=== Data excerpt ===

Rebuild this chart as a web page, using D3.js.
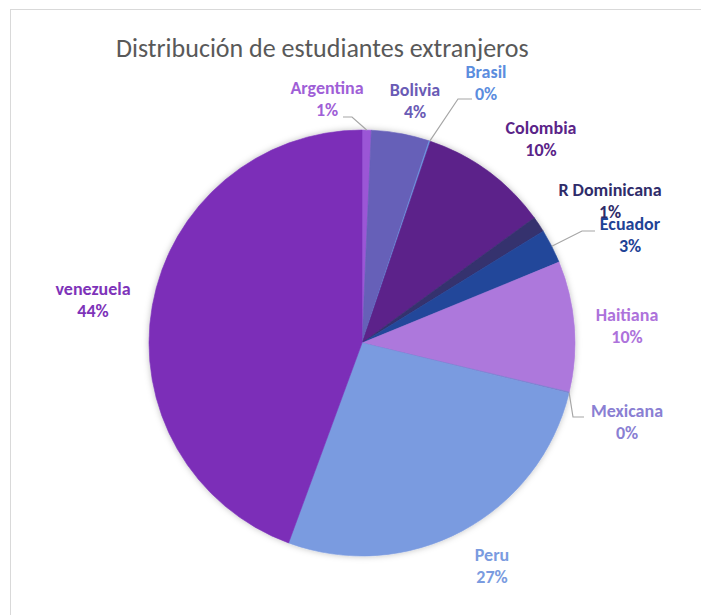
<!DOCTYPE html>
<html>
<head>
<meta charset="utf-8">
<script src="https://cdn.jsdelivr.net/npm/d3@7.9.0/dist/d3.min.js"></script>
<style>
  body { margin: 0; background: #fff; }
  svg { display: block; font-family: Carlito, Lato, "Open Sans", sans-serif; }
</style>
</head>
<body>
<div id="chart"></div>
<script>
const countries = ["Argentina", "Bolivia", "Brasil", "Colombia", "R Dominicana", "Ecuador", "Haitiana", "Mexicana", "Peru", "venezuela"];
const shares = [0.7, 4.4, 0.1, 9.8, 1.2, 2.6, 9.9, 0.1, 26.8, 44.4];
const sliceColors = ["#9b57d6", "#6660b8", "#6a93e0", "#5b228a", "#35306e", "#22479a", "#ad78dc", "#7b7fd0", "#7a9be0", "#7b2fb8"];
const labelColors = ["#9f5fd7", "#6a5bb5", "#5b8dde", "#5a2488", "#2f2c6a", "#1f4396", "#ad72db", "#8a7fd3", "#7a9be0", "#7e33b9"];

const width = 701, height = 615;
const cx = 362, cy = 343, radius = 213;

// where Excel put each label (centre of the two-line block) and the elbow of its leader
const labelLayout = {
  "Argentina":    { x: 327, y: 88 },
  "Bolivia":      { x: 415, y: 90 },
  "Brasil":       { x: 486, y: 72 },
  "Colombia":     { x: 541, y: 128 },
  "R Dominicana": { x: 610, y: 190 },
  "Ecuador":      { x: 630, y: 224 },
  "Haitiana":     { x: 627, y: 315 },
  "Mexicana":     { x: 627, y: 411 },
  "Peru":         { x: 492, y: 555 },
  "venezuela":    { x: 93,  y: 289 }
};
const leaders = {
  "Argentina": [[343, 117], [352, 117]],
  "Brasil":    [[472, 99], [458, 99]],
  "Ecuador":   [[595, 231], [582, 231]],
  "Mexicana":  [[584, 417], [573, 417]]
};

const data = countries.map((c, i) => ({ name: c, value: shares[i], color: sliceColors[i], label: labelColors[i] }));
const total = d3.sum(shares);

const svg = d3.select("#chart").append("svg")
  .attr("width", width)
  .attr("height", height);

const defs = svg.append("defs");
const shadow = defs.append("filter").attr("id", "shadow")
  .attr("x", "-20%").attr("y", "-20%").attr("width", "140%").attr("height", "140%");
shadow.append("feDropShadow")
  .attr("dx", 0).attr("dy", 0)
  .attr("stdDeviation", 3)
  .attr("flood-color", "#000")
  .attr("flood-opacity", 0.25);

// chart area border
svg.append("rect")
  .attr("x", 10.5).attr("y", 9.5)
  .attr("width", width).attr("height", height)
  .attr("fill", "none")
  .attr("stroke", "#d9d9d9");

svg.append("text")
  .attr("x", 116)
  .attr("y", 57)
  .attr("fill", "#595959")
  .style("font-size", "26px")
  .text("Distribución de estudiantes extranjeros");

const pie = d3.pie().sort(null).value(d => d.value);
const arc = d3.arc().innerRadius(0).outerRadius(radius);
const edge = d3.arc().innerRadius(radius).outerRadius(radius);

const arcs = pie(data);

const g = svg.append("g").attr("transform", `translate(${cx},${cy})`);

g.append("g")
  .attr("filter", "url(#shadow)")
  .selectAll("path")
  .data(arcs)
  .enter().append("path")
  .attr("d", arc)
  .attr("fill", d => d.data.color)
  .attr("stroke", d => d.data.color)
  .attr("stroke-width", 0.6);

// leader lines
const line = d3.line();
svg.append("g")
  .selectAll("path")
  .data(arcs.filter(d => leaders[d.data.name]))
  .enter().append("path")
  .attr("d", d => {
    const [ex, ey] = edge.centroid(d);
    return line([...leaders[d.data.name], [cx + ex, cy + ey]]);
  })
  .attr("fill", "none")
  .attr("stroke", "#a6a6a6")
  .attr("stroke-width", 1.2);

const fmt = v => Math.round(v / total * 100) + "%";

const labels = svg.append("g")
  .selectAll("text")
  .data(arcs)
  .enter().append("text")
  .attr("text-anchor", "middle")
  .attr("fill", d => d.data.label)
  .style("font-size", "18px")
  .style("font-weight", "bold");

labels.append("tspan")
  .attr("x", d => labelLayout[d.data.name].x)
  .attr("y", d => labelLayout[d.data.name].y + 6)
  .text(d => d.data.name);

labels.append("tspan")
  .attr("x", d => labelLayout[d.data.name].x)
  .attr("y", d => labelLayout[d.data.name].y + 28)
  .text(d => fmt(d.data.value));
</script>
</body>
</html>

===

--- What to do ---
Omitting all pictures, restate exactly the lines of the material from its start through the line that contains "const cx = 362, cy = 343, radius = 213;".

--- Solution for this exercise ---
Rebuild this chart as a web page, using D3.js.
<!DOCTYPE html>
<html>
<head>
<meta charset="utf-8">
<script src="https://cdn.jsdelivr.net/npm/d3@7.9.0/dist/d3.min.js"></script>
<style>
  body { margin: 0; background: #fff; }
  svg { display: block; font-family: Carlito, Lato, "Open Sans", sans-serif; }
</style>
</head>
<body>
<div id="chart"></div>
<script>
const countries = ["Argentina", "Bolivia", "Brasil", "Colombia", "R Dominicana", "Ecuador", "Haitiana", "Mexicana", "Peru", "venezuela"];
const shares = [0.7, 4.4, 0.1, 9.8, 1.2, 2.6, 9.9, 0.1, 26.8, 44.4];
const sliceColors = ["#9b57d6", "#6660b8", "#6a93e0", "#5b228a", "#35306e", "#22479a", "#ad78dc", "#7b7fd0", "#7a9be0", "#7b2fb8"];
const labelColors = ["#9f5fd7", "#6a5bb5", "#5b8dde", "#5a2488", "#2f2c6a", "#1f4396", "#ad72db", "#8a7fd3", "#7a9be0", "#7e33b9"];

const width = 701, height = 615;
const cx = 362, cy = 343, radius = 213;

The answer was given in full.